In 1881, the shipping interests of the Buffalo, Rochester and Pittsburgh Railway became eager to have an eastern outlet and what is known as the Clearfield & Mahoning Railroad Company obtained a charter from the State and built a line from C. & M. Junction in Brady Township, Pennsylvania, by way of Luthersburg and Curwensville, to Clearfield, Pennsylvania. The first construction work was started in June 1892, and the first passenger train over this road was run on the first day of June 1893. The line is 17.4 miles long and is named after the Bickford junction west of Curwensville. The Bickford Line traveled along the Eastern Continental Divide bounding Anderson Creek from Rockton, Union Township, Pennsylvania, to the West Branch Susquehanna River at Bridgeport, Pennsylvania. The line is no longer active and the rails have been removed. The last passenger train ride on the Bickford Line from Du Bois to Clearfield was on June 15, 1954, and hundreds of local residents enjoyed the historic journey. The railroad tracks have been removed and the ownership of the right-of-way is uncertain. The old rail line is popular with ATV enthusiasts.

==Du Bois Reservoir==
The Du Bois Reservoir in Union Township, Clearfield County, consists of 210 acres, has a listed capacity of 615 million gallons and is located near the headwaters of Anderson Creek. The reservoir is a PA DCNR Conservation Area and serves as the water supply for the City of Du Bois. The Du Bois Reservoir is also known as the Anderson Creek Reservoir. The dam at Du Bois Reservoir controls the flow of water from the headwaters of Anderson Creek.

==Village of Rockton==
Rockton is a village in Union Township, Clearfield County, resting along Anderson Creek near Brown Springs in the Moshannon State Forest. Rockton gets its name from a time when the stagecoach came over the mountain from Clearfield with the mail, and passengers would argue about the weight of a large rock. Rockton had its own school, weekly newspaper, several stores, three churches, a number of mills, both grist and lumber, and an emergency landing field for air mail pilots. Farms did well in the shelter of the surrounding mountains.

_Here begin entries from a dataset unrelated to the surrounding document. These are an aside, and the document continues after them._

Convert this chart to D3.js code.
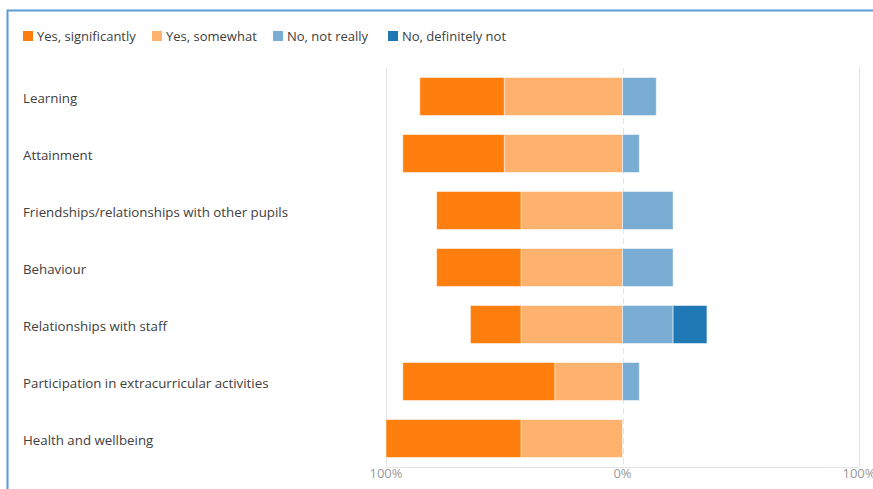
<!DOCTYPE html>
<html>
<head>
<meta charset="utf-8">
<script src="https://cdn.jsdelivr.net/npm/d3@7"></script>
<style>
body { margin: 0; background: #fff; overflow: hidden; }
text { font-family: "Open Sans", "Noto Sans", sans-serif; }
</style>
</head>
<body>
<script>
var width = 873;
var height = 489;

// data, percent of responses
var categories = ["Learning", "Attainment", "Friendships/relationships with other pupils", "Behaviour",
    "Relationships with staff", "Participation in extracurricular activities", "Health and wellbeing"];
var seriesNames = ["Yes, significantly", "Yes, somewhat", "No, not really", "No, definitely not"];
var yesSignificantly = [35.7, 42.9, 35.7, 35.7, 21.4, 64.3, 57.1];
var yesSomewhat = [50.0, 50.0, 42.9, 42.9, 42.9, 28.6, 42.9];
var noNotReally = [14.3, 7.1, 21.4, 21.4, 21.4, 7.1, 0];
var noDefinitelyNot = [0, 0, 0, 0, 14.3, 0, 0];
var tickValues = [-100, 0, 100];
var tickLabels = ["100%", "0%", "100%"];

var colors = ["#ff7f0e", "#ffb26e", "#7aadd3", "#1f77b4"];

var svg = d3.select("body").append("svg")
    .attr("width", width)
    .attr("height", height);

// frame
svg.append("path")
    .attr("d", "M7.5," + height + " V10.5 H" + width)
    .attr("fill", "none")
    .attr("stroke", "#5b9bd5")
    .attr("stroke-width", 2);

var x = d3.scaleLinear().domain([-100, 100]).range([386, 859]);
var y = d3.scaleBand().domain(categories).range([68, 467])
    .paddingInner(1 / 3).paddingOuter(1 / 6);

// grid
tickValues.forEach(function(t) {
    svg.append("line")
        .attr("x1", Math.round(x(t)) + 0.5).attr("x2", Math.round(x(t)) + 0.5)
        .attr("y1", 68).attr("y2", 467)
        .attr("stroke", "#e4e4e4")
        .attr("stroke-width", 1)
        .attr("stroke-dasharray", t == 0 ? "6,4" : null);
});
svg.append("line")
    .attr("x1", x(-100)).attr("x2", x(100))
    .attr("y1", 467.5).attr("y2", 467.5)
    .attr("stroke", "#e4e4e4");

// stacked segments: yes to the left of 0, no to the right
var rows = [];
categories.forEach(function(c, i) {
    var left = 0;
    [yesSomewhat[i], yesSignificantly[i]].forEach(function(v, k) {
        rows.push({cat: c, x0: -(left + v), x1: -left, s: k == 0 ? 1 : 0});
        left += v;
    });
    var right = 0;
    [noNotReally[i], noDefinitelyNot[i]].forEach(function(v, k) {
        rows.push({cat: c, x0: right, x1: right + v, s: k + 2});
        right += v;
    });
});

svg.append("g").selectAll("rect")
    .data(rows.filter(function(d) { return d.x1 > d.x0; }))
    .enter().append("rect")
    .attr("x", function(d) { return x(d.x0); })
    .attr("width", function(d) { return x(d.x1) - x(d.x0); })
    .attr("y", function(d) { return y(d.cat); })
    .attr("height", y.bandwidth())
    .attr("fill", function(d) { return colors[d.s]; })
    .attr("stroke", "rgba(255,255,255,0.5)")
    .attr("stroke-width", 1);

// category labels
svg.append("g").selectAll("text")
    .data(categories)
    .enter().append("text")
    .attr("x", 23)
    .attr("y", function(d) { return y(d) + y.bandwidth() / 2 + 1.5; })
    .attr("dy", "0.35em")
    .attr("font-size", 13.3)
    .attr("fill", "#404040")
    .text(function(d) { return d; });

// tick labels
svg.append("g").selectAll("text")
    .data(tickValues)
    .enter().append("text")
    .attr("x", function(d) { return x(d); })
    .attr("y", 478)
    .attr("text-anchor", "middle")
    .attr("font-size", 13)
    .attr("fill", "#999")
    .text(function(d, i) { return tickLabels[i]; });

// legend
var legendX = [23, 152, 273, 388];
var legend = svg.append("g").selectAll("g")
    .data(seriesNames)
    .enter().append("g")
    .attr("transform", function(d, i) { return "translate(" + legendX[i] + ",36)"; });
legend.append("rect")
    .attr("x", 0).attr("y", -5)
    .attr("width", 10).attr("height", 10)
    .attr("fill", function(d, i) { return colors[i]; });
legend.append("text")
    .attr("x", 14)
    .attr("dy", "0.35em")
    .attr("font-size", 13)
    .attr("fill", "#404040")
    .text(function(d) { return d; });
</script>
</body>
</html>
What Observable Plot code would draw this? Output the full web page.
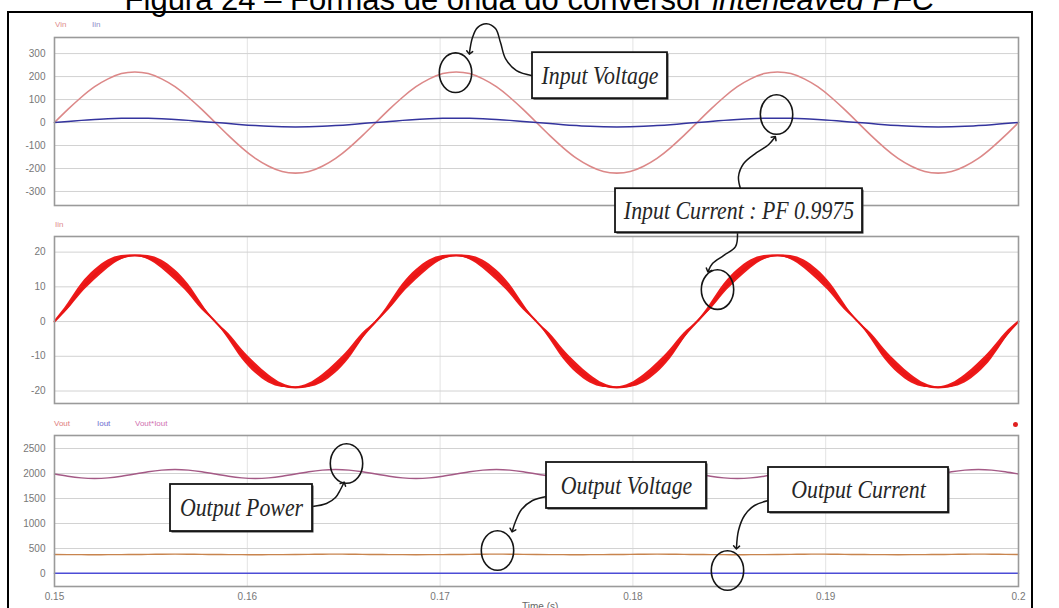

Rockton was divided in two, upper and lower. What is known as Rockton today was begun through lumbering by people such as John Brubaker. In 1885, Jason E. Kirk and David W. Kirk built a steam-powered feed mill.
Lower Rockton began in 1837 with a saw mill and grist mill built by Jason Kirk and Jeremiah Moore. It sits along Anderson Creek as did the wool mill of William Johnson. The Kirk mill was designed to provide adequate height and space at the front of the building for men and horse-drawn wagons to load and unload products.

Rockton once had rail service on the Bickford Line from Du Bois to Clearfield. The Buffalo, Rochester & Pittsburgh Rockton Station built in 1898 was dismantled in the 1970s and is now in Kane, Pennsylvania.

The greatest disaster for Rockton was a tornado on September 14, 1945, beginning in the Coal Hill area of Brady Township. Many buildings were destroyed with the Hollopeter Poultry Farm receiving most of the damage. The William Irwin house was moved several inches off of its foundation and a barn demolished. The storm cleared a path approximately 100 feet wide and eight miles long. After the storm crossed Anderson Creek and moved up Montgomery Run, it dispersed. No one was injured.

Today, Rockton has a post office, one church, St. John's Lutheran, an auto repair shop, and a fire department.

==David S. Ammerman Trail==
Once known as the Clearfield and Grampian Trail, in 2011, the name was changed to the David S. Ammerman Trail in memory of the man who championed turning the abandoned rail corridor into a recreational trail. The David S. Ammerman Trail traverses Anderson Creek in Curwensville, Pennsylvania, and connects to Grampian, Pennsylvania, and Clearfield, Pennsylvania.

==Anderson Creek Watershed Association==
The Anderson Creek Watershed Association has partnered projects with the Western Pennsylvania Conservancy Watershed Restoration Project. Clearfield County has more acreage affected by abandoned mines than any county in the state.